On political feasibility, Turner in his piece states that the most important issues are in fact political. Once we recognise that monetary finance is feasible, and remove any legal or conventional impediments to its use, political dynamics may lead to its excessive use. The most important question relating to monetary finance is therefore whether it is possible to construct a set of rules and responsibilities which will guard against its dangerous misuse, while still enabling its use in appropriate quantities and in appropriate circumstances.

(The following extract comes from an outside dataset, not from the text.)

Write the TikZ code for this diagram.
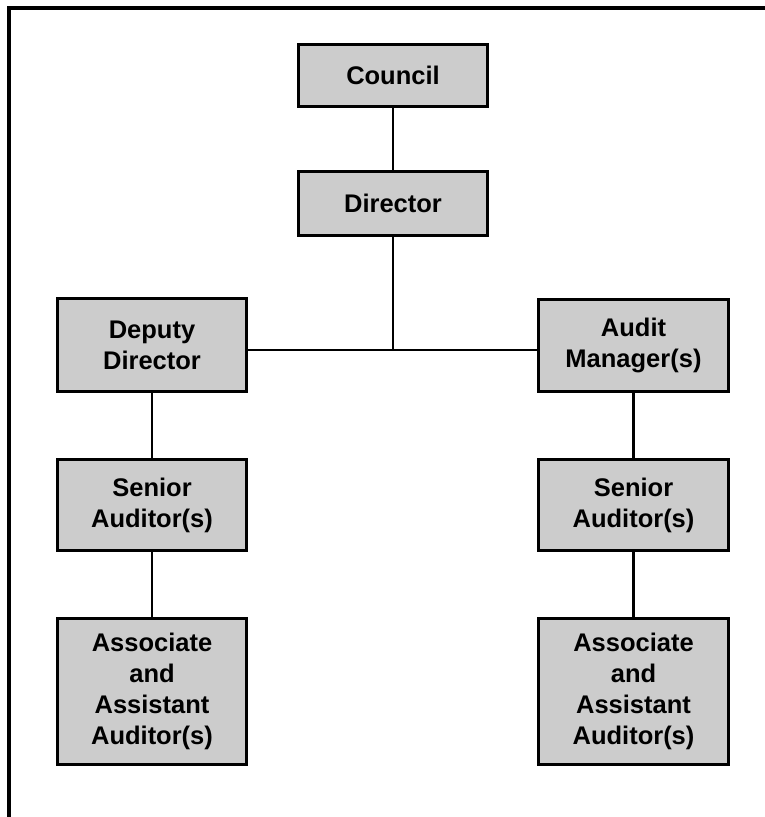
\documentclass[tikz,border=0pt]{standalone}
\usepackage{fontspec}
\setmainfont{Liberation Sans}
\begin{document}
\begin{tikzpicture}[x=1pt,y=1pt,
  orgbox/.style={draw=black, line width=3pt, fill=black!20, align=center,
    minimum width=189pt, inner sep=0pt,
    font=\bfseries\fontsize{25.5}{31}\selectfont},
  link/.style={line width=2.5pt}]
\useasboundingbox (0,0) rectangle (765,817);
% open frame
\draw[line width=4pt] (9,0) -- (9,808.5) -- (765,808.5);
% nodes
\node[orgbox, minimum height=62pt] (council) at (393,741.5) {Council};
\node[orgbox, minimum height=64pt] (director) at (393,613.5) {Director};
\node[orgbox, minimum height=93pt] (deputy) at (152,472) {Deputy\\Director};
\node[orgbox, minimum height=92pt, minimum width=190pt] (audit) at (633.5,471.5) {Audit\\Manager(s)};
\node[orgbox, minimum height=91pt] (seniorL) at (152,312) {Senior\\Auditor(s)};
\node[orgbox, minimum height=91pt, minimum width=190pt] (seniorR) at (633.5,312) {Senior\\Auditor(s)};
\node[orgbox, minimum height=146pt] (assocL) at (152,125.5) {Associate\\and\\Assistant\\Auditor(s)};
\node[orgbox, minimum height=146pt, minimum width=190pt] (assocR) at (633.5,125.5) {Associate\\and\\Assistant\\Auditor(s)};
\coordinate (j) at (393,467);
% connectors
\draw[link] (council) -- (director);
\draw[link] (director) -- (j);
\draw[link] (deputy.east |- j) -- (audit.west |- j);
\draw[link] (deputy) -- (seniorL);
\draw[link] (seniorL) -- (assocL);
\draw[link] (audit) -- (seniorR);
\draw[link] (seniorR) -- (assocR);
\end{tikzpicture}
\end{document}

Lonergan sees the case quite differently, and states that helicopter drops in the euro area may be a legal obligation of the European Central Bank (ECB). The trick lies in the proper construction of helicopter drops. The euro-area version of it would be cash transfers from the ECB to households, which could take the form of perpetual zero coupon loans, intermediated by banks (TLTRO). This is not fiscal policy as defined by EU law. It involves the monetary base and would be implemented independently of national treasuries and budgetary policies, and would therefore count as monetary policy. This would protect the independence of the ECB and fall within the price stability mandate.